* SUPPLIED RECORDS

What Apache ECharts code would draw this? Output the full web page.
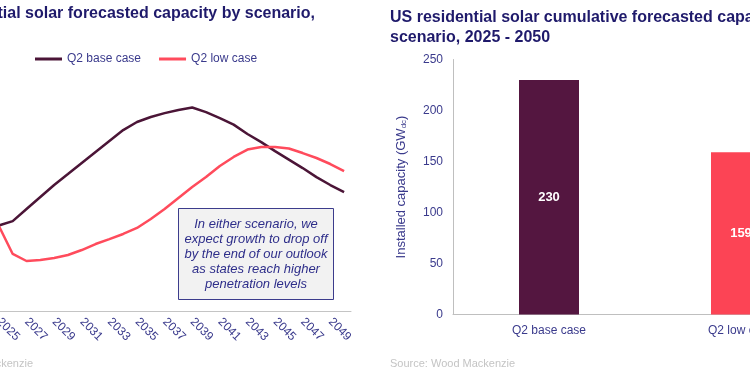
<!DOCTYPE html>
<html>
<head>
<meta charset="utf-8">
<script src="https://cdn.jsdelivr.net/npm/echarts@6/dist/echarts.min.js"></script>
<style>
  html, body { margin: 0; padding: 0; background: #fff; }
  #chart { width: 750px; height: 375px; }
</style>
</head>
<body>
<div id="chart"></div>
<script>
// annual installs by year (GWdc)
var years = ['2025', '2026', '2027', '2028', '2029', '2030', '2031', '2032', '2033', '2034',
    '2035', '2036', '2037', '2038', '2039', '2040', '2041', '2042', '2043', '2044',
    '2045', '2046', '2047', '2048', '2049', '2050'];
var baseCase = [4.84, 5.09, 5.77, 6.45, 7.13, 7.75, 8.38, 9.00, 9.62, 10.24,
    10.70, 10.98, 11.20, 11.38, 11.52, 11.26, 10.92, 10.55, 10.02, 9.56,
    9.05, 8.57, 8.09, 7.58, 7.13, 6.73];
var lowCase = [4.81, 3.23, 2.83, 2.89, 3.00, 3.17, 3.45, 3.79, 4.07, 4.36,
    4.70, 5.21, 5.77, 6.40, 7.02, 7.58, 8.21, 8.72, 9.14, 9.28,
    9.28, 9.20, 8.94, 8.66, 8.32, 7.92];

// cumulative totals, right chart
var scenarios = ['Q2 base case', 'Q2 low case'];
var cumulative = [230, 159];
var barColors = ['#541640', '#fc4455'];

var navy = '#1f1a6b';
var labelNavy = '#3a3a8c';
var font = 'Arial, "Liberation Sans", sans-serif';

var myChart = echarts.init(document.getElementById('chart'));
myChart.setOption({
    animation: false,
    textStyle: {fontFamily: font},
    title: [{
        text: 'US residential solar forecasted capacity by scenario,',
        right: 435,
        top: 6,
        padding: 0,
        textStyle: {fontSize: 16, fontWeight: 'bold', color: navy, fontFamily: font}
    }, {
        text: 'US residential solar cumulative forecasted capacity by\nscenario, 2025 - 2050',
        left: 390,
        top: 8,
        padding: 0,
        textStyle: {fontSize: 16, fontWeight: 'bold', color: navy, lineHeight: 20, fontFamily: font}
    }, {
        text: 'Source: Wood Mackenzie',
        right: 717,
        top: 358,
        padding: 0,
        textStyle: {fontSize: 11, fontWeight: 'normal', color: '#c4c4c4', fontFamily: font}
    }, {
        text: 'Source: Wood Mackenzie',
        left: 390,
        top: 358,
        padding: 0,
        textStyle: {fontSize: 11, fontWeight: 'normal', color: '#c4c4c4', fontFamily: font}
    }],
    legend: {
        data: ['Q2 base case', 'Q2 low case'],
        left: 35,
        top: 53,
        padding: 0,
        icon: 'rect',
        itemWidth: 27,
        itemHeight: 3,
        itemGap: 18,
        textStyle: {fontSize: 12, color: labelNavy, fontFamily: font}
    },
    grid: [
        {left: -8, width: 359, top: 99, height: 212, outerBoundsMode: 'none', containLabel: false},
        {left: 453, width: 384, top: 59.5, height: 255, outerBoundsMode: 'none', containLabel: false}
    ],
    xAxis: [{
        gridIndex: 0,
        type: 'category',
        data: years,
        boundaryGap: true,
        axisLine: {lineStyle: {color: '#c4c4c4', width: 1}},
        axisTick: {show: false},
        axisLabel: {
            interval: 1,
            rotate: -45,
            margin: 9,
            fontSize: 12,
            color: labelNavy
        }
    }, {
        gridIndex: 1,
        type: 'category',
        data: scenarios,
        axisLine: {lineStyle: {color: '#bfbfbf', width: 1}},
        axisTick: {show: false},
        axisLabel: {fontSize: 12, color: labelNavy, margin: 10}
    }],
    yAxis: [{
        gridIndex: 0,
        type: 'value',
        min: 0,
        max: 12,
        show: false
    }, {
        gridIndex: 1,
        type: 'value',
        min: 0,
        max: 250,
        interval: 50,
        name: 'Installed capacity (GW{sub|dc})',
        nameLocation: 'middle',
        nameGap: 45,
        nameTextStyle: {
            fontSize: 13,
            color: labelNavy,
            rich: {
                sub: {fontSize: 8, color: labelNavy, verticalAlign: 'bottom', padding: [6, 0, 0, 0]}
            }
        },
        axisLine: {show: true, lineStyle: {color: '#bfbfbf', width: 1}},
        axisTick: {show: false},
        splitLine: {show: false},
        axisLabel: {fontSize: 12, color: labelNavy, margin: 10}
    }],
    series: [{
        name: 'Q2 base case',
        type: 'line',
        xAxisIndex: 0,
        yAxisIndex: 0,
        data: baseCase,
        symbol: 'none',
        color: '#4b1537',
        lineStyle: {width: 2.5, color: '#4b1537'}
    }, {
        name: 'Q2 low case',
        type: 'line',
        xAxisIndex: 0,
        yAxisIndex: 0,
        data: lowCase,
        symbol: 'none',
        color: '#ff4b5c',
        lineStyle: {width: 2.5, color: '#ff4b5c'}
    }, {
        name: 'Cumulative',
        type: 'bar',
        xAxisIndex: 1,
        yAxisIndex: 1,
        barWidth: 60,
        data: cumulative.map(function (v, i) {
            return {value: v, itemStyle: {color: barColors[i]}};
        }),
        label: {
            show: true,
            position: 'inside',
            color: '#fff',
            fontWeight: 'bold',
            fontSize: 13
        }
    }],
    graphic: [{
        type: 'group',
        left: 178,
        top: 208,
        children: [{
            type: 'rect',
            shape: {x: 0, y: 0, width: 155, height: 91},
            style: {fill: '#f2f2f2', stroke: '#3c3c8c', lineWidth: 1}
        }, {
            type: 'text',
            x: 77.5,
            y: 8,
            style: {
                text: 'In either scenario, we\nexpect growth to drop off\nby the end of our outlook\nas states reach higher\npenetration levels',
                font: 'italic 13px Arial, "Liberation Sans", sans-serif',
                lineHeight: 15,
                fill: '#2e2e8a',
                textAlign: 'center'
            }
        }]
    }]
});
</script>
</body>
</html>
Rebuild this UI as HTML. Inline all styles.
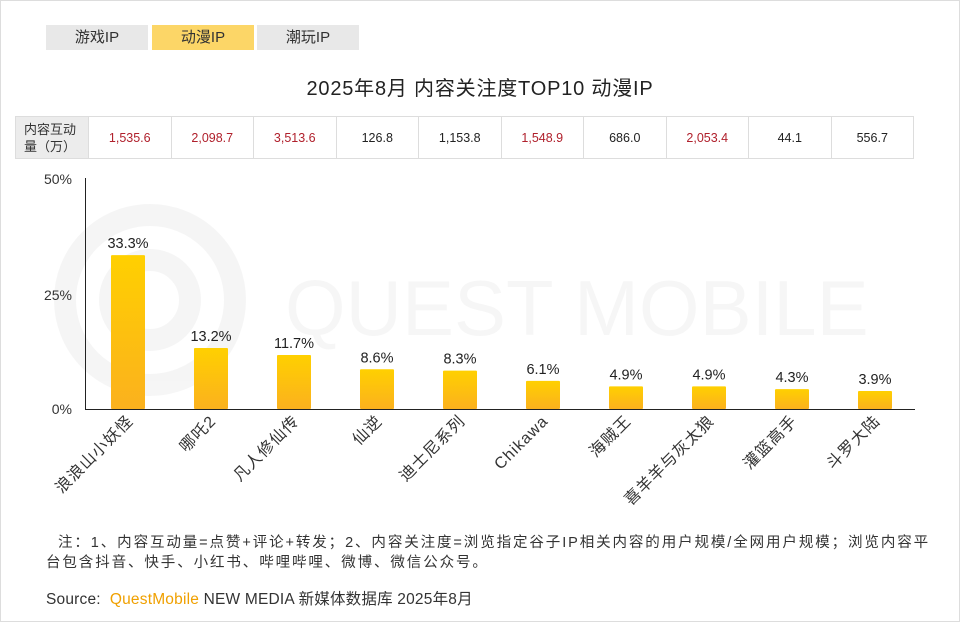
<!DOCTYPE html>
<html><head><meta charset="utf-8"><style>
body{margin:0;width:960px;height:622px;background:#fff;font-family:"Liberation Sans","Noto Sans CJK SC",sans-serif;position:relative;overflow:hidden}
.b{position:absolute;left:0;top:0;width:958px;height:620px;border:1px solid #ddd}
.tab{position:absolute;top:25px;height:25px;width:102px;background:#e8e8e8;text-align:center;line-height:25px;font-size:15px;color:#333}
.title{position:absolute;top:72px;left:0;width:960px;text-align:center;font-size:20px;color:#222;letter-spacing:0.8px}
table{position:absolute;left:15px;top:116px;border-collapse:collapse;font-size:12.5px;table-layout:fixed;width:898px}
td{border:1px solid #ddd;height:41px;text-align:center;color:#222;padding:0}
td.r{color:#b0202c}
td.h{background:#ececec;font-size:13px;text-align:left;padding-left:8px;line-height:17px;color:#333}
.n{position:absolute;font-size:14.5px;color:#333;letter-spacing:1.9px;white-space:nowrap}
</style></head><body><div class="b"></div>
<div class="tab" style="left:46px">游戏IP</div>
<div class="tab" style="left:152px;background:#fcd667">动漫IP</div>
<div class="tab" style="left:257px">潮玩IP</div>
<div class="title">2025年8月 内容关注度TOP10 动漫IP</div>
<table><colgroup><col style="width:73px"><col span="10" style="width:82.5px"></colgroup><tr><td class="h">内容互动<br>量（万）</td><td class="r">1,535.6</td><td class="r">2,098.7</td><td class="r">3,513.6</td><td>126.8</td><td>1,153.8</td><td class="r">1,548.9</td><td>686.0</td><td class="r">2,053.4</td><td>44.1</td><td>556.7</td></tr></table>
<svg width="960" height="622" style="position:absolute;left:0;top:0">
<defs><linearGradient id="g" x1="0" y1="0" x2="0" y2="1"><stop offset="0" stop-color="#ffd000"/><stop offset="1" stop-color="#fbb11e"/></linearGradient></defs>
<g opacity="0.035" fill="none" stroke="#000" stroke-width="22"><circle cx="150" cy="300" r="85"/><circle cx="150" cy="300" r="40"/></g>
<text x="285" y="335" font-size="78" fill="#000" opacity="0.03" font-family="Liberation Sans">QUEST MOBILE</text>
<g font-size="14" fill="#333" text-anchor="end"><text x="72" y="184">50%</text><text x="72" y="300">25%</text><text x="72" y="414">0%</text></g>
<line x1="85.5" y1="178" x2="85.5" y2="409" stroke="#222"/><line x1="85" y1="409.5" x2="915" y2="409.5" stroke="#222"/>
<g id="bars"></g></svg>
<script>
var v=[33.3,13.2,11.7,8.6,8.3,6.1,4.9,4.9,4.3,3.9],n=["浪浪山小妖怪","哪吒2","凡人修仙传","仙逆","迪士尼系列","Chikawa","海贼王","喜羊羊与灰太狼","灌篮高手","斗罗大陆"],s="";
for(var i=0;i<10;i++){var c=128+83*i,h=v[i]*4.62,t=409-h;
s+='<rect x="'+(c-17)+'" y="'+t+'" width="34" height="'+h+'" fill="url(#g)" rx="1"/>';
s+='<text x="'+c+'" y="'+(t-7)+'" font-size="14.5" fill="#222" text-anchor="middle">'+v[i].toFixed(1)+'%</text>';
s+='<text transform="translate('+(c+6)+',422) rotate(-45)" font-size="16" fill="#333" text-anchor="end" letter-spacing="1">'+n[i]+'</text>';}
document.getElementById("bars").innerHTML=s;
</script>
<div class="n" style="left:58px;top:531px">注：1、内容互动量=点赞+评论+转发；2、内容关注度=浏览指定谷子IP相关内容的用户规模/全网用户规模；浏览内容平</div>
<div class="n" style="left:46px;top:551px">台包含抖音、快手、小红书、哔哩哔哩、微博、微信公众号。</div>
<div class="n" style="left:46px;top:587px;font-size:15.5px;letter-spacing:0.2px">Source:&nbsp; <span style="color:#f0a000">QuestMobile</span> NEW MEDIA 新媒体数据库 2025年8月</div>
</body></html>
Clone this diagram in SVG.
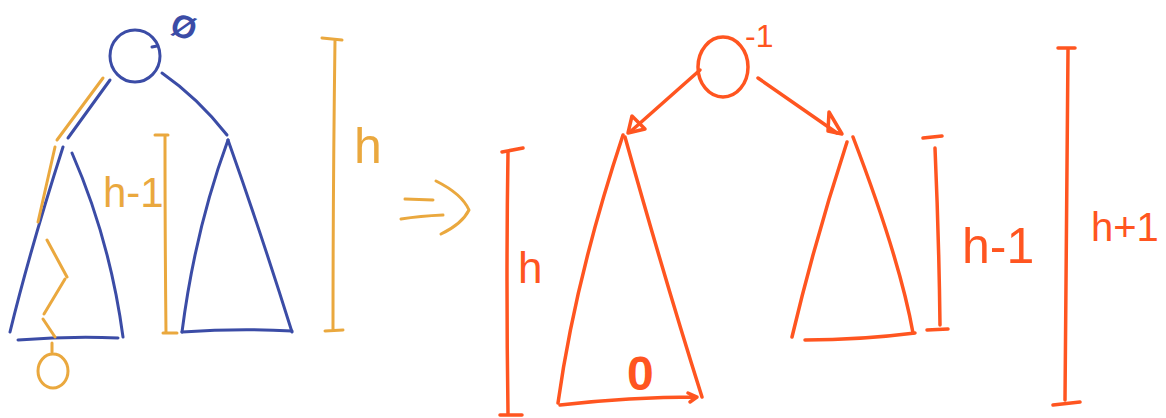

* EXERCISE AIM
Write out every line of the preceding listing that contains "this".

* EXERCISE SOLUTION
What Apache ECharts code would draw this? Output the full web page.
Rebuild this UI as HTML. Inline all styles.
Clone this diagram in SVG.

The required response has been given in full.